The request for a special prosecutor is part of an ongoing investigation that also includes the Trump-endorsed candidate expected to run against Nessel, Matthew DePerno, who has said that Logan and surfer turned conspiracy theorist Conan Hayes worked with him on the flawed Antrim County report

The petition filed Friday asking for a special prosecutor alleges that DePerno and two others, Stefanie Lambert Juntilla and GOP state Rep. Daire Rendon, “orchestrated a coordinated plan to gain access to voting tabulators” used in Roscommon, Barry County and Missaukee counties. 

Lambert Juntilla is DePerno’s law partner and was previously sanctioned by a federal judge for her role in bringing “frivolous” lawsuits that sought to overturn the 2020 election that former President Donald Trump lost to President Joe Biden.

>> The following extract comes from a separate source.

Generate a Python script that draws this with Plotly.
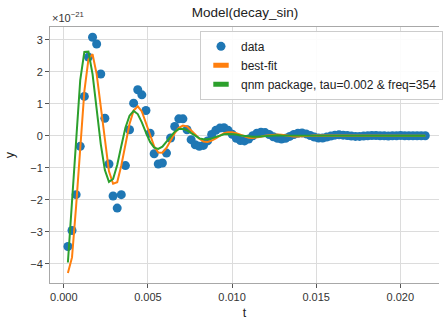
import numpy as np
import plotly.graph_objects as go

# Strain samples (units of 1e-21) at a 4096 Hz sample rate
SAMPLE_RATE = 4096
n_samples = 88
t = np.arange(1, n_samples + 1) / SAMPLE_RATE

data_y = [
    -3.46, -2.96, -1.84, -0.33, 1.23, 2.46, 3.08, 2.87, 1.93, 0.55,
    -0.88, -1.88, -2.26, -1.84, -0.93, 0.19, 1.02, 1.44, 1.28, 0.79,
    0.08, -0.56, -0.88, -0.85, -0.54, -0.07, 0.29, 0.53, 0.53, 0.19,
    -0.12, -0.28, -0.33, -0.30, -0.16, 0.04, 0.17, 0.24, 0.25, 0.17,
    0.05, -0.08, -0.15, -0.16, -0.10, 0.00, 0.08, 0.11, 0.10, 0.04,
    -0.03, -0.08, -0.10, -0.08, -0.02, 0.04, 0.08, 0.09, 0.06, 0.01,
    -0.04, -0.07, -0.07, -0.04, -0.01, 0.02, 0.03, 0.02, 0.01, -0.01,
    -0.02, -0.02, -0.01, 0.00, 0.01, 0.01, 0.00, 0.00, -0.01, 0.00,
    0.00, 0.01, 0.00, 0.00, 0.00, 0.00, 0.00, 0.00,
]

best_fit_y = [
    -4.29, -3.80, -2.20, -0.28, 1.39, 2.39, 2.55, 1.93, 0.88, -0.25,
    -1.11, -1.50, -1.45, -0.93, -0.27, 0.37, 0.79, 0.92, 0.76, 0.41,
    0.00, -0.33, -0.52, -0.53, -0.38, -0.15, 0.08, 0.25, 0.32, 0.29,
    0.18, 0.04, -0.09, -0.18, -0.19, -0.15, -0.08, 0.01, 0.08, 0.11,
    0.11, 0.08, 0.03, -0.02, -0.06, -0.07, -0.06, -0.03, 0.00, 0.02,
    0.04, 0.04, 0.03, 0.01, -0.01, -0.02, -0.02, -0.02, -0.02, 0.00,
    0.01, 0.01, 0.01, 0.01, 0.01, 0.00, -0.01, -0.01, -0.01, 0.00,
    0.00, 0.00, 0.00, 0.00, 0.00, 0.00, 0.00, 0.00, 0.00, 0.00,
    0.00, 0.00, 0.00, 0.00, 0.00, 0.00, 0.00, 0.00,
]

qnm_y = [
    -3.96, -2.04, 0.07, 1.74, 2.62, 2.63, 1.93, 0.84, -0.26, -1.07,
    -1.44, -1.35, -0.91, -0.32, 0.25, 0.63, 0.78, 0.68, 0.42, 0.10,
    -0.19, -0.37, -0.41, -0.34, -0.19, -0.02, 0.13, 0.21, 0.22, 0.17,
    0.08, -0.01, -0.08, -0.11, -0.11, -0.08, -0.03, 0.01, 0.05, 0.06,
    0.06, 0.04, 0.01, -0.01, -0.03, -0.03, -0.03, -0.02, 0.00, 0.01,
    0.02, 0.02, 0.01, 0.01, 0.00, 0.00, 0.00, 0.00, 0.00, 0.00,
    0.00, 0.00, 0.00, 0.00, 0.00, 0.00, 0.00, 0.00, 0.00, 0.00,
    0.00, 0.00, 0.00, 0.00, 0.00, 0.00, 0.00, 0.00, 0.00, 0.00,
    0.00, 0.00, 0.00, 0.00, 0.00, 0.00, 0.00, 0.00,
]

x_ticks = [0.000, 0.005, 0.010, 0.015, 0.020]
y_ticks = [-4, -3, -2, -1, 0, 1, 2, 3]

BLUE, ORANGE, GREEN = "#1f77b4", "#ff7f0e", "#2ca02c"
FONT = "Liberation Sans, Arial, sans-serif"

fig = go.Figure()

fig.add_trace(go.Scatter(x=t, y=data_y, mode="markers",
                         marker=dict(color=BLUE, size=9),
                         showlegend=False))
fig.add_trace(go.Scatter(x=t, y=best_fit_y, mode="lines",
                         line=dict(color=ORANGE, width=2),
                         showlegend=False))
fig.add_trace(go.Scatter(x=t, y=qnm_y, mode="lines",
                         line=dict(color=GREEN, width=2),
                         showlegend=False))

# Legend entries: a dot for the samples, filled bars for the two fits
fig.add_trace(go.Scatter(x=[None], y=[None], mode="markers", name="data",
                         marker=dict(color=BLUE, size=9, symbol="circle")))
fig.add_trace(go.Scatter(x=[None], y=[None], mode="markers", name="best-fit",
                         marker=dict(color=ORANGE, size=11, symbol="line-ew",
                                     line=dict(color=ORANGE, width=6))))
fig.add_trace(go.Scatter(x=[None], y=[None], mode="markers",
                         name="qnm package, tau=0.002 & freq=354",
                         marker=dict(color=GREEN, size=11, symbol="line-ew",
                                     line=dict(color=GREEN, width=6))))

fig.update_layout(
    width=443, height=322,
    margin=dict(l=50, r=0, t=27, b=39),
    paper_bgcolor="white", plot_bgcolor="white",
    font=dict(family=FONT, size=11, color="#333333"),
    title=dict(text="Model(decay_sin)", x=245 / 443, xanchor="center",
               y=1 - 12 / 322, yanchor="middle",
               font=dict(size=13.5, color="#222222")),
    legend=dict(x=0.386, y=0.985, xanchor="left", yanchor="top",
                bgcolor="rgba(255,255,255,0.9)", bordercolor="#cccccc",
                borderwidth=1, font=dict(size=12, color="#222222"),
                itemwidth=30, tracegroupgap=0),
    xaxis=dict(range=[-0.00082, 0.0223], tickvals=x_ticks, tickformat=".3f",
               showgrid=True, gridcolor="#dcdcdc", gridwidth=1,
               showline=True, linecolor="#a8a8a8", linewidth=1, mirror=True,
               ticks="outside", ticklen=4, tickcolor="#555555",
               zeroline=False, tickfont=dict(size=11, color="#333333"),
               title=dict(text="t", font=dict(size=12.5, color="#222222"),
                          standoff=6)),
    yaxis=dict(range=[-4.6, 3.4], tickvals=y_ticks,
               showgrid=True, gridcolor="#dcdcdc", gridwidth=1,
               showline=True, linecolor="#a8a8a8", linewidth=1,
               ticks="outside", ticklen=4, tickcolor="#555555",
               zeroline=False, tickfont=dict(size=11, color="#333333"),
               title=dict(text="y", font=dict(size=12.5, color="#222222"),
                          standoff=12)),
)

# Axis offset label for the y scale
fig.add_annotation(text="×10<sup>−21</sup>", xref="paper", yref="paper",
                   x=0, y=1, xanchor="left", yanchor="bottom", yshift=1,
                   showarrow=False, font=dict(size=11, color="#333333"))

fig.write_html("out.html")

The petition says that DePerno was present when Cotton, Logan, James Penrose and Jeffery Lenberg “broke into the tabulators and performed ‘tests’ on the equipment.” Penrose has been listed as a former NSA analyst and advisor to Trump, according to promotional material for DePerno events reviewed by Reuters. Lenberg has no election experience and has worked on another “audit” effort in New Mexico along with election fraud believer and COVID-19 denier David Clements

The petition follows an investigation begun earlier this year by Michigan State Police and the AG’s office which was requested by Michigan Secretary of State Jocelyn Benson after her office received reports that an unnamed third party was able to access vote tabulator components and technology in Roscommon County. The investigation later included Rendon after two township clerks in Roscommon County said she requested access to tabulators.

DePerno has denied being in the room on social media and in a radio interview, claiming that the investigation is politically motivated. 

Logan made a similar claim Monday morning, taking to the encrypted messaging app Telegram to respond. 

“It is no surprise to me that in this time of corrupt American politics, and a few months before the election; that a politician, Dana Nessel, would misuse her position of power for her own political gain,” Logan said. “The American people are smarter than this, and this will backfire.”

Logan and DePerno have been linked long before the Arizona audit and continued to be so during and after, as well. 

Election Integrity Funds for the American Republic and its sister group are linked to DePerno, who rose to fame filing a failed lawsuit alleging massive fraud in Michigan’s Antrim County. Logan and Cotton were listed in DePerno’s lawsuit and the aforementioned group contributed $280,000 to the Arizona “audit” effort.